In our last post we discussed the purpose of intentional dating is for a couple to gradually and chastely come to know and trust one another in order for both to determine whether each wishes to proceed to a more systematic and indepth discernment about marriage. This next phase is called courtship.
It used to be more common for couples to enter a formal period of courtship. While it is making a comeback in some quarters, its use is not yet widespread. The period of courtship is focused on more intensely discerning marriage. We would like to argue that the institution of courtship should be restored. The formality which included the man’s requesting of the woman’s parents their permission, or at least their support, to court their daughter might also be considered.
Like dating, courtship should be purposeful and chaste. It should also be systematic and comprehensive. As mutual trust and mutual knowledge increase, observing physical and emotional chastity will become more difficult for both partners and they will need to be more attentive to this temptation. As such, courtship should include more time of common prayer, including attending Mass together. It will proceed according to an increasingly intimate, mutual exploration of shared self-knowledge and shared expectations related to married life, paying close attention to uncovering any issues that could endanger the relationship. Any serious issues uncovered must lead to efforts to resolve them. A systematic program, together with trained facilitators aimed at helping with this discernment should be used. MAI is now trialing such a program with about 10 selected couples.

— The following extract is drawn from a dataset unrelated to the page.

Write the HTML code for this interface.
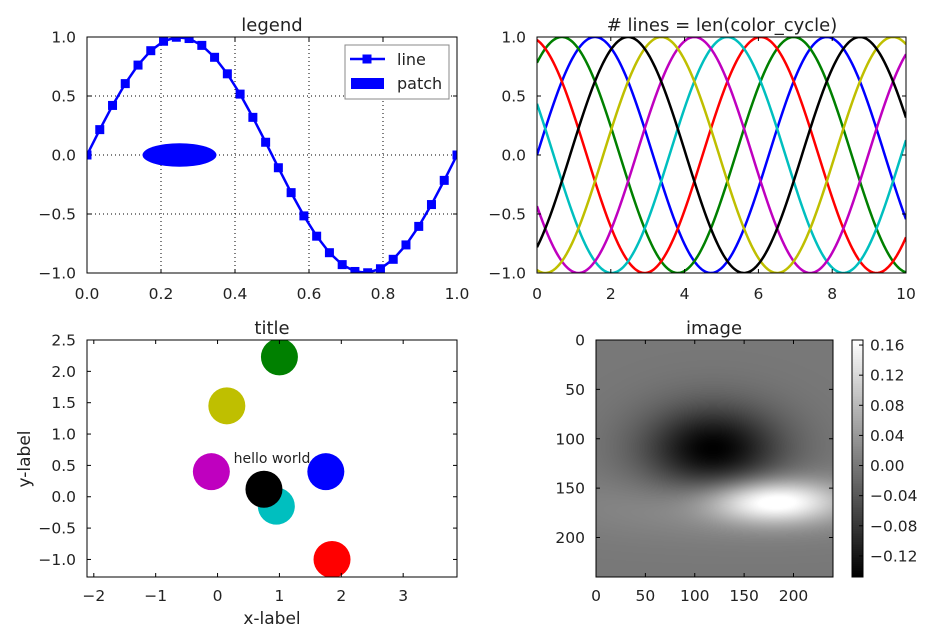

Courtship should not begin until the relationship matures to a point each partner is confident he trusts the other to keep in confidence what is shared, regardless of what happens to the relationship. If either partner is unwilling or unable to share with the other difficult personal issues, this is an indication that sufficient trust and/or spiritual maturity have not yet been reached. Proceeding to betrothal without full self-disclosure by both partners, may endanger the relationship and it can even imperil the marriage.